Tuesday, July 8, 2008

Duplicate detection

A basic mechanism to make a service idempotent is duplicate detection. For one-way services, duplicate detection may be sufficient, Request/response services require also that exactly the same response message is returned.

Duplicate detection isn't that hard:
  1. Unique value in the request. Multiple options exist:
    • business identifier such as purchase order number
    • hash of the input message or
    • technical identifier such as WS-Addressing MessageID
  2. Database table with unique constraint to manage the identifiers.
  3. Cleanup job to remove old entries from the above database table.
The ideal location to do duplicate detection is in the back-end services themselves. The service is invoked in a transactional context and has already access to a database.
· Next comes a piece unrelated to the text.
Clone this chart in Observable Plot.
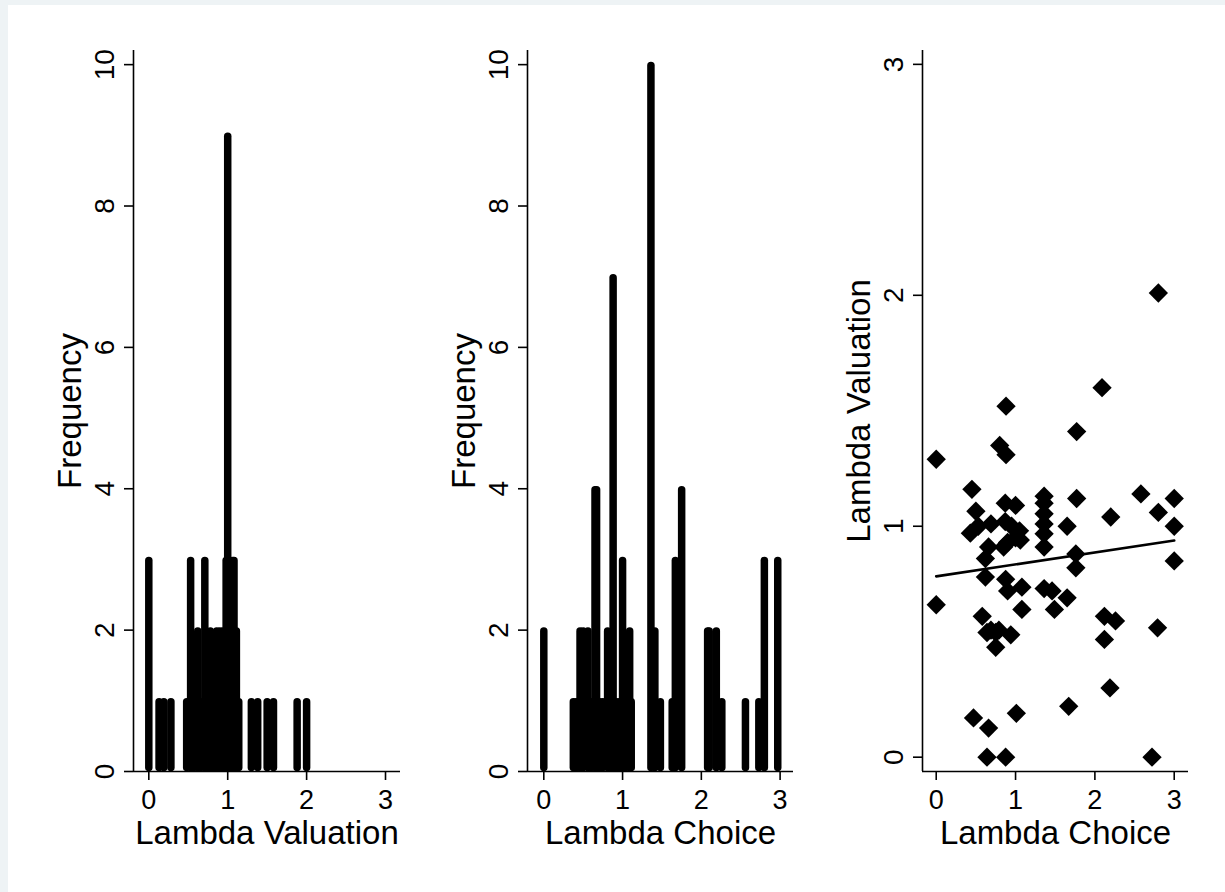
<!DOCTYPE html>
<html><head><meta charset="utf-8">
<script src="https://cdn.jsdelivr.net/npm/d3@7"></script>
<script src="https://cdn.jsdelivr.net/npm/@observablehq/plot@0.6"></script>
<style>
body{margin:0;background:#eef3f5;}
#page{position:relative;width:1225px;height:892px;overflow:hidden;}
#inner{position:absolute;left:8px;top:5px;right:0;bottom:0;background:#fff;}
.panel{position:absolute;top:0;}
</style></head><body>
<div id="page"><div id="inner"></div></div>
<script>
// Histogram 1: Lambda Valuation (bin position, frequency)
const valuationBins = [0, 0.13, 0.19, 0.28, 0.48, 0.53, 0.57, 0.62, 0.66, 0.71, 0.75, 0.78, 0.82, 0.86, 0.90, 0.94, 0.98, 1.00, 1.03, 1.06, 1.08, 1.11, 1.14, 1.30, 1.38, 1.50, 1.58, 1.88, 2.00];
const valuationFreq = [3, 1, 1, 1, 1, 3, 1, 2, 1, 3, 1, 2, 1, 2, 2, 2, 3, 9, 3, 3, 3, 2, 1, 1, 1, 1, 1, 1, 1];
// Histogram 2: Lambda Choice
const choiceBins = [0, 0.375, 0.41, 0.46, 0.50, 0.56, 0.60, 0.65, 0.67, 0.71, 0.75, 0.81, 0.84, 0.88, 0.92, 0.96, 1.00, 1.04, 1.09, 1.11, 1.36, 1.41, 1.48, 1.63, 1.67, 1.75, 2.08, 2.10, 2.19, 2.26, 2.56, 2.73, 2.80, 2.97];
const choiceFreq = [2, 1, 1, 2, 2, 2, 1, 4, 4, 1, 1, 2, 1, 7, 1, 1, 3, 1, 2, 1, 10, 2, 1, 1, 3, 4, 2, 2, 2, 1, 1, 1, 3, 3];
// Scatter: Lambda Choice (x) vs Lambda Valuation (y)
const scatterChoice = [0, 0, 0.45, 0.50, 0.43, 0.53, 0.47, 0.58, 0.62, 0.62, 0.64, 0.64, 0.66, 0.66, 0.69, 0.69, 0.75, 0.75, 0.79, 0.80, 0.88, 0.88, 0.87, 0.87, 0.85, 0.875, 0.90, 0.875, 0.90, 0.95, 1.00, 1.00, 1.05, 1.06, 0.94, 1.01, 1.08, 1.08, 1.36, 1.36, 1.36, 1.36, 1.36, 1.36, 1.36, 1.46, 1.49, 1.65, 1.65, 1.67, 1.77, 1.77, 1.76, 1.76, 2.09, 2.20, 2.12, 2.26, 2.12, 2.19, 2.58, 2.80, 2.80, 2.79, 2.72, 3.00, 3.00, 3.00];
const scatterValuation = [1.29, 0.66, 1.16, 1.065, 0.97, 1.00, 0.17, 0.61, 0.86, 0.78, 0.54, 0, 0.91, 0.126, 1.01, 0.55, 0.54, 0.476, 0.55, 1.35, 1.31, 1.52, 1.10, 1.02, 0.91, 0.77, 0.72, 0, 0.93, 1.00, 1.09, 0.95, 0.98, 0.94, 0.53, 0.19, 0.736, 0.64, 1.13, 1.10, 1.054, 1.01, 0.967, 0.91, 0.73, 0.72, 0.64, 1.00, 0.69, 0.22, 1.41, 1.12, 0.88, 0.82, 1.60, 1.04, 0.61, 0.59, 0.51, 0.30, 1.14, 2.01, 1.06, 0.56, 0, 1.12, 1.00, 0.85];
// Fitted line endpoints
const fitChoice = [0, 3];
const fitValuation = [0.783, 0.938];
// Tick labels
const xTicks = [0, 1, 2, 3];
const freqTicks = [0, 2, 4, 6, 8, 10];
const valTicks = [0, 1, 2, 3];

const FONT = "Liberation Sans, Arial, Helvetica, sans-serif";
const page = document.getElementById("page");

function panel({left, width, marginLeft, marginRight, xDomain, yDomain, yTicks, xLabel, yLabel, marks}) {
  const svg = Plot.plot({
    width, height: 892,
    marginLeft, marginRight, marginTop: 50, marginBottom: 121,
    style: {fontFamily: FONT, background: "transparent", color: "black", maxWidth: "none"},
    x: {domain: xDomain},
    y: {domain: yDomain},
    marks: [
      ...marks,
      Plot.ruleX([xDomain[0]], {stroke: "black", strokeWidth: 1.6}),
      Plot.ruleY([yDomain[0]], {stroke: "black", strokeWidth: 1.6}),
      Plot.axisX({ticks: xTicks, tickSize: 9, tickFormat: () => "", strokeWidth: 1.6, label: null}),
      Plot.axisY({ticks: yTicks, tickSize: 9, tickFormat: () => "", strokeWidth: 1.6, label: null}),
      Plot.text(xTicks, {x: d => d, text: d => String(d), frameAnchor: "bottom", dy: 18, lineAnchor: "top", fontSize: 27, fill: "black"}),
      Plot.text(yTicks, {y: d => d, text: d => String(d), frameAnchor: "left", rotate: -90, dx: -20, lineAnchor: "bottom", textAnchor: "middle", fontSize: 28, fill: "black"}),
      Plot.text([xLabel], {text: d => d, frameAnchor: "bottom", dy: 72, lineAnchor: "bottom", fontSize: 33, fill: "black"}),
      Plot.text([yLabel], {text: d => d, frameAnchor: "left", rotate: -90, dx: -53, lineAnchor: "bottom", textAnchor: "middle", fontSize: 33, fill: "black"})
    ]
  });
  svg.classList.add("panel");
  svg.style.left = left + "px";
  page.appendChild(svg);
}

// Bars are thick spikes with rounded ends; ends are pulled in by the cap radius (in data units)
const capUnits = 3.6 / 70.7;
function bars(bins, freq) {
  return Plot.ruleX(d3.range(bins.length), {
    x: i => bins[i], y1: capUnits, y2: i => freq[i] - capUnits * 0.4,
    stroke: "black", strokeWidth: 7.5, strokeLinecap: "round"
  });
}

panel({
  left: 0, width: 410, marginLeft: 133, marginRight: 10,
  xDomain: [-0.194, 3.19], yDomain: [0, 10.2], yTicks: freqTicks,
  xLabel: "Lambda Valuation", yLabel: "Frequency",
  marks: [bars(valuationBins, valuationFreq)]
});

panel({
  left: 410, width: 400, marginLeft: 117, marginRight: 17,
  xDomain: [-0.207, 3.17], yDomain: [0, 10.2], yTicks: freqTicks,
  xLabel: "Lambda Choice", yLabel: "Frequency",
  marks: [bars(choiceBins, choiceFreq)]
});

panel({
  left: 810, width: 415, marginLeft: 112, marginRight: 37,
  xDomain: [-0.173, 3.18], yDomain: [-0.062, 3.06], yTicks: valTicks,
  xLabel: "Lambda Choice", yLabel: "Lambda Valuation",
  marks: [
    Plot.dot(d3.range(scatterChoice.length), {x: i => scatterChoice[i], y: i => scatterValuation[i], symbol: "diamond2", r: 8.7, fill: "black", stroke: "none"}),
    Plot.line(d3.range(fitChoice.length), {x: i => fitChoice[i], y: i => fitValuation[i], stroke: "black", strokeWidth: 2.6})
  ]
});
</script>
</body></html>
But it can also make sense to do duplicate detection in an intermediate such as an ESB. E.g. when an ESB switches between an unreliable protocol such as HTTP and a reliable persistent queuing protocol.

Integration solutions often need to maintain information about messages anyway. For
message monitoring, message archiving or non-repeduation (keep copy of signed messages). Duplicate detection can also be combined with protection against replay attacks (even required by the core WS-Security spec).

Mule comes with an Idempotent Receiver that provides duplicate detection.
Still, why other ESB's don't come with duplicate detection mechanisms is a mystery to me!